TXOGA President Todd Staples said in the statement that “reaching new production highs in multiple categories with employment essentially remaining steady is absolutely remarkable”.
“Navigating these volatile circumstances is a vivid reminder: growth is not guaranteed,” he added.
“This resilience demonstrated by increased energy output in 2025 depends on policies that support infrastructure development and market flexibility so the oil and natural gas industry can adapt to uncertainty and continue delivering the affordable, reliable energy that powers our modern way of life,” he continued.
TXOGA highlighted in its statement that upstream employment includes oil and natural gas extraction and related support activities, and excludes downstream sectors such as refining, petrochemicals, pipelines, and fuels distribution.

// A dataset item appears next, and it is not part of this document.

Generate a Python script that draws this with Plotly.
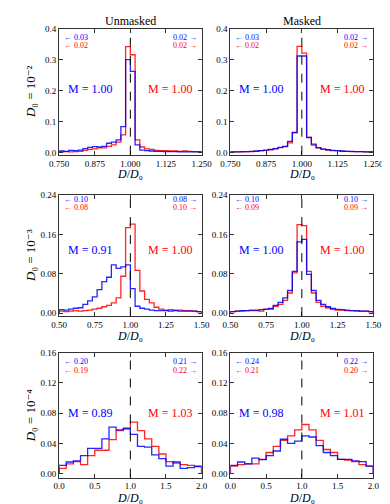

“The combined industry sectors moved up slightly on average from 492,019 in 2024 to 495,501 in 2025, reflecting just less than a one percent increase,” TXOGA noted in its statement.
The industry body went on to note that the oil and natural gas industry represents 31 percent of Texas private sector economy and added that it paid $74 million every day last year in state and local taxes and royalties “that fund our state highway construction, state savings account, universities, schools and first responders”.
TXOGA’s 2025 Energy and Economic Impact report, which was released in early January this year, showed that the Texas oil and natural gas industry employed 495,501 Texans in 2025.